A thoughtful and thought-provoking artist, photographer, filmmaker, writer, and teacher, Allan Sekula amassed over decades a 15,000-volume library that informed his prolific body of work and reflected his wide-ranging personal and professional interests in such topics as contemporary art and photography, social justice, economic disparities, consumerism, the history of the workers’ movement, and the destruction of natural and built environments. In 2015, the Clark library acquired the library through the generous gift of the artist’s widow, art historian and professor Sally Stein. The collection, as shelved in the Manton Research Center Reading Room, is both an archive that maintains Sekula’s organization of the material in his personal and work spaces and a visually stunning art installation that allows varying levels of interpretation of format and content.

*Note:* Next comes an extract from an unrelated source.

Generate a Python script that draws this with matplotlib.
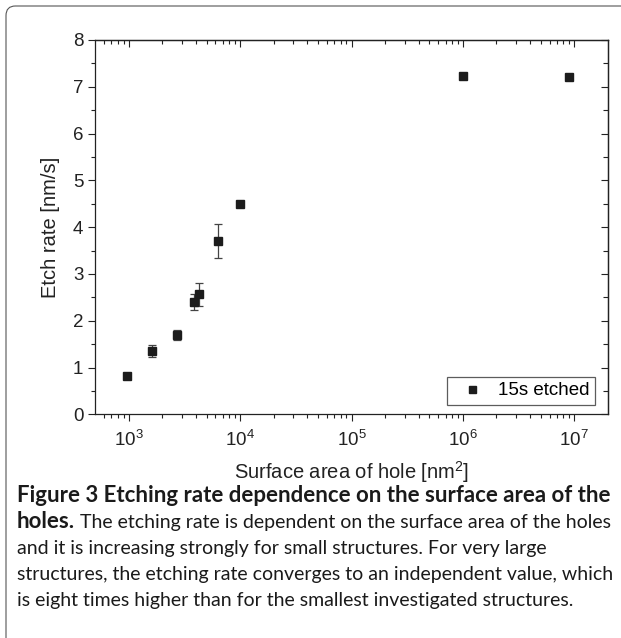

Use the top link at right to explore the collection via the library’s online catalog. Catalog records not only record where books were originally shelved in Sekula's home - e.g. study, front bedroom, garden shed - but also allow the researcher to virtually browse the shelves to see in what order the books were shelved; clicking on the call number of a book will bring up the surrounding books in accession number order.

Materials with the location “Rare Book Room” can be made available on demand. Materials with the location “Reading Room” are in an area that can be seen but not accessed; however, most of these titles are commonly available in other libraries.